Dulu, ayahanda Prabowo, Prof. Sumitro Djojohadikusumo, mengatakan, setiap tahun terjadi kebocoran APBN 30 persen dan sekarang mungkin lebih.
Karena itu, ketika putranya menjadi presiden, publik menaruh harapan besar di pundak Prabowo untuk menyelesaikan masalah tersebut.
Mungkin masih terlalu dini untuk mengharapkan bahwa salah satu gebrakan Prabowo dalam 100 hari kerja kabinetnya adalah mendorong legislasi tentang perampasan aset, yang telah lama menjadi perhatian publik, tapi belum juga tertuntaskan.
Andaikan itu terjadi, rakyat yang mendambakan keadilan akan berdiri di belakang Presiden Prabowo untuk melaksanakannya sebagai bagian dari tekad pemimpin untuk menyelamatkan aset negara.
Semua itu bisa dicapai apabila stabilitas dalam negeri semakin mantap, penegakan hukum tidak "berselingkuh" dengan kepentingan politik dan bisnis, dan keadilan menjadi budaya baru di bangsa ini.
Itu berarti harus terjadi keadilan di semua bidang, politik, hukum, ekonomi, dan pemerataan hasil-hasil pembangunan.
Gagasan presiden tentang perlunya menyederhanakan sistem pemilu adalah suatu terobosan, demi efisiensi sumber daya negara dan agar tidak membuka peluang oligarki serta pembudayaan korupsi dalam proses pemilu.
Para ahli di bidang ini perlu mengkaji secara mendalam untuk menerjemahkan gagasan presiden tersebut.
Masalahnya bukan bisa atau tidak, tetapi mau atau tidak kita menyederhanakan sistem pemilu seperti yang digagas presiden. Misalnya, kepala daerah dipilih secara langsung oleh DPRD.
Mahkamah Konstitusi sudah mengeluarkan keputusan menghapus presidential threshold 20 persen.

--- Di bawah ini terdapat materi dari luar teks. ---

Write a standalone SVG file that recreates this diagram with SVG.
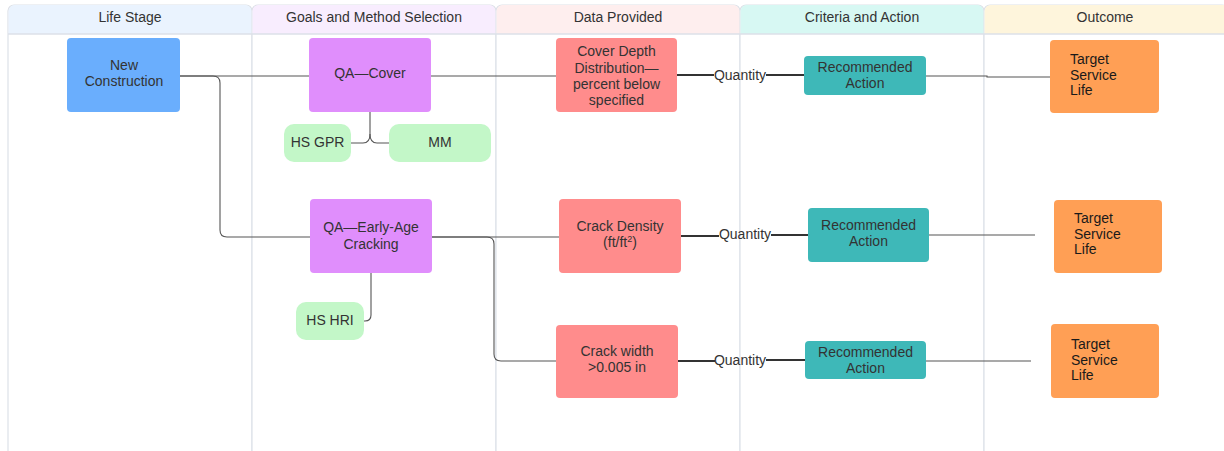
<svg xmlns="http://www.w3.org/2000/svg" width="1224" height="451" viewBox="0 0 1224 451">
  <style>
    text { font-family: "Liberation Sans", Arial, sans-serif; font-size: 14px; fill: #333333; }
    .hdr { text-anchor: middle; font-size: 14px; }
    .c { text-anchor: middle; }
    .lane { fill: #ffffff; stroke: #dde1e8; stroke-width: 1.2; }
    .edge { fill: none; stroke: #555555; stroke-width: 1.1; }
    .edge-q { fill: none; stroke: #333333; stroke-width: 1.8; }
    .blue { fill: #6aaefd; }
    .purple { fill: #e08efc; }
    .green { fill: #c3f7c8; }
    .red { fill: #ff8c8c; }
    .teal { fill: #3eb8b8; }
    .orange { fill: #ff9f55; }
    .tgt { fill: #1a1a1a; }
  </style>

  <rect width="1224" height="451" fill="#ffffff"/>

  <!-- swimlanes -->
  <g id="lanes">
    <rect class="lane" x="8" y="5" width="244" height="460" rx="6"/>
    <rect class="lane" x="252" y="5" width="244" height="460" rx="6"/>
    <rect class="lane" x="496" y="5" width="244" height="460" rx="6"/>
    <rect class="lane" x="740" y="5" width="244" height="460" rx="6"/>
    <rect class="lane" x="984" y="5" width="244" height="460" rx="6"/>
    <path d="M8.6,34 V11 a6,6 0 0 1 6,-6 H245.4 a6,6 0 0 1 6,6 V34 Z" fill="#eaf3fe"/>
    <path d="M252.6,34 V11 a6,6 0 0 1 6,-6 H489.4 a6,6 0 0 1 6,6 V34 Z" fill="#f8edfe"/>
    <path d="M496.6,34 V11 a6,6 0 0 1 6,-6 H733.4 a6,6 0 0 1 6,6 V34 Z" fill="#feeeee"/>
    <path d="M740.6,34 V11 a6,6 0 0 1 6,-6 H977.4 a6,6 0 0 1 6,6 V34 Z" fill="#d7f8f3"/>
    <path d="M984.6,34 V11 a6,6 0 0 1 6,-6 H1224 V34 Z" fill="#fef5dc"/>
    <line x1="8" y1="34" x2="1224" y2="34" stroke="#dde1e8" stroke-width="1.5"/>
    <text class="hdr" x="130" y="22">Life Stage</text>
    <text class="hdr" x="374" y="22">Goals and Method Selection</text>
    <text class="hdr" x="618" y="22">Data Provided</text>
    <text class="hdr" x="862" y="22">Criteria and Action</text>
    <text class="hdr" x="1105" y="22">Outcome</text>
  </g>

  <!-- connectors -->
  <g id="connectors">
    <path class="edge" d="M180,76 H309"/>
    <path class="edge" d="M180,76 H213 Q220,76 220,83 V230 Q220,237 227,237 H310"/>
    <path class="edge" d="M431,76 H556"/>
    <path class="edge" d="M370,112 V134 Q370,143 363,143 H351"/>
    <path class="edge" d="M370,134 Q370,143 377,143 H389"/>
    <path class="edge" d="M371,273 V315 Q371,321 365,321 H364"/>
    <path class="edge" d="M432,237 H559"/>
    <path class="edge" d="M432,237 H487 Q494,237 494,244 V354 Q494,361 501,361 H556"/>
    <path class="edge-q" d="M677,75 H714"/>
    <path class="edge-q" d="M766,75 H804"/>
    <path class="edge" d="M926,76 H987 V77 H1050"/>
    <path class="edge-q" d="M681,236 H719"/>
    <path class="edge-q" d="M771,235 H808"/>
    <path class="edge" d="M929,235 H1035"/>
    <path class="edge-q" d="M678,361 H715"/>
    <path class="edge-q" d="M766,360 H805"/>
    <path class="edge" d="M926,361 H1031"/>
    <text class="c" x="740" y="80">Quantity</text>
    <text class="c" x="745" y="239">Quantity</text>
    <text class="c" x="740" y="365">Quantity</text>
  </g>

  <!-- life stage -->
  <g id="new-construction">
    <rect class="blue" x="67" y="38" width="113" height="74" rx="4"/>
    <text class="c" x="124" y="70">New</text>
    <text class="c" x="124" y="86">Construction</text>
  </g>

  <!-- goals and method selection -->
  <g id="qa-cover">
    <rect class="purple" x="309" y="38" width="122" height="74" rx="4"/>
    <text class="c" x="370" y="78">QA—Cover</text>
  </g>
  <g id="hs-gpr">
    <rect class="green" x="284" y="124" width="67" height="38" rx="10"/>
    <text class="c" x="317.5" y="147">HS GPR</text>
  </g>
  <g id="mm">
    <rect class="green" x="389" y="124" width="102" height="38" rx="10"/>
    <text class="c" x="440" y="147">MM</text>
  </g>
  <g id="qa-early-age">
    <rect class="purple" x="310" y="199" width="122" height="74" rx="4"/>
    <text class="c" x="371" y="232">QA—Early-Age</text>
    <text class="c" x="371" y="249">Cracking</text>
  </g>
  <g id="hs-hri">
    <rect class="green" x="296" y="302" width="68" height="38" rx="10"/>
    <text class="c" x="330" y="325">HS HRI</text>
  </g>

  <!-- data provided -->
  <g id="cover-depth">
    <rect class="red" x="556" y="38" width="121" height="74" rx="4"/>
    <text class="c" x="616.5" y="56">Cover Depth</text>
    <text class="c" x="616.5" y="73">Distribution—</text>
    <text class="c" x="616.5" y="89">percent below</text>
    <text class="c" x="616.5" y="105">specified</text>
  </g>
  <g id="crack-density">
    <rect class="red" x="559" y="199" width="122" height="74" rx="4"/>
    <text class="c" x="620" y="231">Crack Density</text>
    <text class="c" x="620" y="247">(ft/ft<tspan font-size="9" dy="-5">2</tspan><tspan dy="5">)</tspan></text>
  </g>
  <g id="crack-width">
    <rect class="red" x="556" y="325" width="122" height="73" rx="4"/>
    <text class="c" x="617" y="356">Crack width</text>
    <text class="c" x="617" y="372">&gt;0.005 in</text>
  </g>

  <!-- criteria and action -->
  <g id="action-1">
    <rect class="teal" x="804" y="56" width="122" height="39" rx="4"/>
    <text class="c" x="865" y="72">Recommended</text>
    <text class="c" x="865" y="88">Action</text>
  </g>
  <g id="action-2">
    <rect class="teal" x="808" y="208" width="121" height="54" rx="4"/>
    <text class="c" x="868.5" y="230">Recommended</text>
    <text class="c" x="868.5" y="246">Action</text>
  </g>
  <g id="action-3">
    <rect class="teal" x="805" y="341" width="121" height="38" rx="4"/>
    <text class="c" x="865.5" y="357">Recommended</text>
    <text class="c" x="865.5" y="373">Action</text>
  </g>

  <!-- outcome -->
  <g id="target-1">
    <rect class="orange" x="1050" y="40" width="109" height="73" rx="4"/>
    <text class="tgt" x="1070" y="64">Target</text>
    <text class="tgt" x="1070" y="80">Service</text>
    <text class="tgt" x="1070" y="95">Life</text>
  </g>
  <g id="target-2">
    <rect class="orange" x="1054" y="200" width="108" height="73" rx="4"/>
    <text class="tgt" x="1074" y="223">Target</text>
    <text class="tgt" x="1074" y="239">Service</text>
    <text class="tgt" x="1074" y="254">Life</text>
  </g>
  <g id="target-3">
    <rect class="orange" x="1051" y="324" width="108" height="74" rx="4"/>
    <text class="tgt" x="1071" y="349">Target</text>
    <text class="tgt" x="1071" y="365">Service</text>
    <text class="tgt" x="1071" y="380">Life</text>
  </g>
</svg>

Artinya, pemilihan langsung akan dilanjutkan di tingkat pilpres, sementara presiden menghendaki kepala daerah dipilih oleh DPRD.
Keputusan MK tidak dapat diubah, karena bersifat final dan mengikat.
Apakah itu berarti bisa dilakukan sistem hibrida dalam pemilu, kepala daerah dipilih oleh DPRD tapi presiden dipilih secara langsung oleh rakyat?
Ini membutuhkan pengkajian yang mendalam tentang demokrasi perwakilan, sesuai Pancasila dan konstitusi negara, di tengah sistem pemilihan langsung yang kini digunakan.
Hal yang dibutuhkan bukan hanya penyederhanaan sistem pemilu, tapi juga pendemokratisasian partai-partai politik.
Elok tampaknya apabila semua partai politik melakukan konvensi, agar bisa muncul calon-calon terbaik yang dipilih karena kapasitas dan integritas dirinya, tetapi bukan karena pertimbangan subjektif.